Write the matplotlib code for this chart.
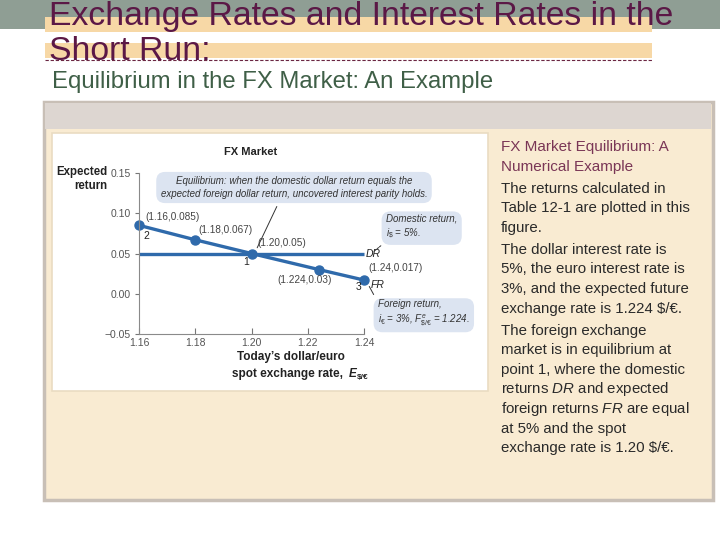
import matplotlib
matplotlib.use('Agg')
import matplotlib.pyplot as plt
import matplotlib.patches as patches

plt.rcParams['font.family'] = ['Liberation Sans', 'DejaVu Sans']
plt.rcParams['mathtext.fontset'] = 'custom'
plt.rcParams['mathtext.rm'] = 'Liberation Sans'
plt.rcParams['mathtext.it'] = 'Liberation Sans:italic'
plt.rcParams['mathtext.bf'] = 'Liberation Sans:bold'

# chart data (Table 12-1)
rates = [1.16, 1.18, 1.20, 1.224, 1.24]
foreign_return = [0.085, 0.067, 0.05, 0.03, 0.017]
point_labels = ['(1.16,0.085)', '(1.18,0.067)', '(1.20,0.05)', '(1.224,0.03)', '(1.24,0.017)']
dr_rates = [1.16, 1.24]
domestic_return = [0.05, 0.05]
x_ticks = [1.16, 1.18, 1.20, 1.22, 1.24]
x_tick_labels = ['1.16', '1.18', '1.20', '1.22', '1.24']
y_ticks = [-0.05, 0.0, 0.05, 0.10, 0.15]
y_tick_labels = ['\u22120.05', '0.00', '0.05', '0.10', '0.15']

title_lines = ['Exchange Rates and Interest Rates in the', 'Short Run:']
subtitle = 'Equilibrium in the FX Market: An Example'
side_head = ['FX Market Equilibrium: A', 'Numerical Example']
side_paras = [
    ['The returns calculated in', 'Table 12-1 are plotted in this', 'figure.'],
    ['The dollar interest rate is', '5%, the euro interest rate is',
     '3%, and the expected future', 'exchange rate is 1.224 \\$/€.'],
    ['The foreign exchange', 'market is in equilibrium at', 'point 1, where the domestic',
     'returns $\\mathit{DR}$ and expected', 'foreign returns $\\mathit{FR}$ are equal',
     'at 5% and the spot', 'exchange rate is 1.20 \\$/€.'],
]

blue = '#2f6aab'
W, H = 720, 540

fig = plt.figure(figsize=(7.2, 5.4), dpi=100)
fig.patch.set_facecolor('white')

# background axes in pixel units for the slide layout
bg = fig.add_axes([0, 0, 1, 1], zorder=0)
bg.set_xlim(0, W)
bg.set_ylim(H, 0)
bg.axis('off')

# slide title
bg.add_patch(patches.Rectangle((0, 0), W, 29, fc='#8f9e94', ec='none'))
bg.add_patch(patches.Rectangle((45, 17), 607, 15, fc='#f7d8a6', ec='none'))
bg.add_patch(patches.Rectangle((45, 43), 607, 15, fc='#f7d8a6', ec='none'))
bg.text(49, 25, title_lines[0], fontsize=24.3, color='#5b1846', va='baseline')
bg.text(49, 60, title_lines[1], fontsize=24.3, color='#5b1846', va='baseline')
bg.plot([45, 652], [59.5, 59.5], ls=(0, (3, 1.6)), color='#6b2642', lw=0.8)
bg.text(52, 88, subtitle, fontsize=17.2, color='#3f5f47', va='baseline')

# panel
bg.add_patch(patches.Rectangle((43.5, 101.5), 669, 398, fc='#f9ebd2', ec='#c8bfb6', lw=2.5))
bg.add_patch(patches.Rectangle((45, 103), 666, 26, fc='#ddd6d1', ec='none'))
bg.add_patch(patches.Rectangle((52, 133), 436, 258, fc='white', ec='#eadcc2', lw=1.2))

# side text
y = 147
for line in side_head:
    bg.text(501, y, line, fontsize=11, color='#7a3656', va='center')
    y += 19.6
for para in side_paras:
    y += 2.4
    for line in para:
        bg.text(501, y, line, fontsize=10.8, color='#2a2a2a', va='center')
        y += 19.6

# chart axes
ax = fig.add_axes([139 / W, (H - 334) / H, 225 / W, 161 / H], zorder=1)
ax.set_facecolor('none')
ax.set_xlim(1.16, 1.24)
ax.set_ylim(-0.05, 0.15)
for s in ['top', 'right']:
    ax.spines[s].set_visible(False)
for s in ['left', 'bottom']:
    ax.spines[s].set_color('#8a8a8a')
    ax.spines[s].set_linewidth(0.8)
ax.set_xticks(x_ticks)
ax.set_xticklabels(x_tick_labels)
ax.set_yticks(y_ticks)
ax.set_yticklabels(y_tick_labels)
ax.tick_params(axis='x', direction='in', length=4, color='#777', labelsize=7.5,
               labelcolor='#555', pad=3)
ax.tick_params(axis='y', direction='out', length=3, color='#777', labelsize=7.5,
               labelcolor='#555', pad=3)

ax.plot(dr_rates, domestic_return, color=blue, lw=2.4, solid_capstyle='butt', clip_on=False)
ax.plot(rates, foreign_return, color=blue, lw=2.4, marker='o', ms=6.5, clip_on=False)

label_offsets = [(0.0021, 0.0103, 'left'), (0.0012, 0.0122, 'left'), (0.002, 0.013, 'left'),
                 (-0.005, -0.013, 'center'), (0.0014, 0.015, 'left')]
for xv, yv, lab, (dx, dy, ha) in zip(rates, foreign_return, point_labels, label_offsets):
    ax.text(xv + dx, yv + dy, lab, fontsize=7.2, color='#444', ha=ha, va='center', clip_on=False)

ax.text(1.1614, 0.0717, '2', fontsize=7.5, color='#222', ha='left', va='center')
ax.text(1.198, 0.0394, '1', fontsize=7.5, color='#222', ha='center', va='center')
ax.text(1.2382, 0.0084, '3', fontsize=7.5, color='#222', ha='center', va='center', clip_on=False)
ax.text(1.2425, 0.0109, 'FR', fontsize=7.5, color='#222', style='italic', va='center', clip_on=False)
ax.text(1.2407, 0.049, 'DR', fontsize=7.5, color='#222', style='italic', va='center', clip_on=False)

# connectors from callouts
ax.annotate('', xy=(1.2016, 0.054), xytext=(278, H - 204), textcoords='figure pixels',
            arrowprops=dict(arrowstyle='-', color='#333', lw=0.7), annotation_clip=False)
ax.annotate('', xy=(1.2428, 0.0506), xytext=(383, H - 244), textcoords='figure pixels',
            arrowprops=dict(arrowstyle='-', color='#333', lw=0.7, ls=(0, (2, 1))),
            annotation_clip=False)
ax.annotate('', xy=(1.2414, 0.0121), xytext=(375, H - 297), textcoords='figure pixels',
            arrowprops=dict(arrowstyle='-', color='#333', lw=0.7), annotation_clip=False)

# callout boxes
box = dict(boxstyle='round,pad=0.45,rounding_size=0.9', fc='#dce4f1', ec='none')
bg.text(294, 187.5, 'Equilibrium: when the domestic dollar return equals the\n'
        'expected foreign dollar return, uncovered interest parity holds.',
        fontsize=7, style='italic', color='#333', ha='center', va='center',
        linespacing=1.3, bbox=box, zorder=3)
bg.text(386, 227, 'Domestic return,\n$i_{\\$}$ = 5%.', fontsize=7, style='italic', color='#333',
        ha='left', va='center', linespacing=1.3, bbox=box, zorder=3)
bg.text(378, 313.5, 'Foreign return,\n$i_{€}$ = 3%, $F^{e}_{\\$/€}$ = 1.224.', fontsize=7,
        style='italic', color='#333', ha='left', va='center', linespacing=1.3, bbox=box,
        zorder=3)

# chart titles
bg.text(251, 152, 'FX Market', fontsize=8, fontweight='bold', color='#222', ha='center', va='center')
bg.text(107, 179, 'Expected\nreturn', fontsize=8.3, fontweight='bold', color='#222',
        ha='right', va='center', linespacing=1.15)
bg.text(345, 357, 'Today\u2019s dollar/euro', fontsize=8.5, fontweight='bold', color='#222',
        ha='right', va='center')
bg.text(343, 374, 'spot exchange rate,', fontsize=8.5, fontweight='bold', color='#222',
        ha='right', va='center')
bg.text(349, 374, 'E', fontsize=8.5, fontweight='bold', style='italic', color='#222',
        ha='left', va='center')
bg.text(357, 377, '\\$/€', fontsize=6, fontweight='bold', color='#222', ha='left', va='center')

fig.savefig('out.png', dpi=100)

☆ ☆ ☆ ☆

**Problem**.
Write out each line of the listing above, exactly, from its first line to the line holding "plt.rcParams['mathtext.bf'] = 'Liberation", inclusive. Skip the pictures.

**Exercise output**.
Write the matplotlib code for this chart.
import matplotlib
matplotlib.use('Agg')
import matplotlib.pyplot as plt
import matplotlib.patches as patches

plt.rcParams['font.family'] = ['Liberation Sans', 'DejaVu Sans']
plt.rcParams['mathtext.fontset'] = 'custom'
plt.rcParams['mathtext.rm'] = 'Liberation Sans'
plt.rcParams['mathtext.it'] = 'Liberation Sans:italic'
plt.rcParams['mathtext.bf'] = 'Liberation Sans:bold'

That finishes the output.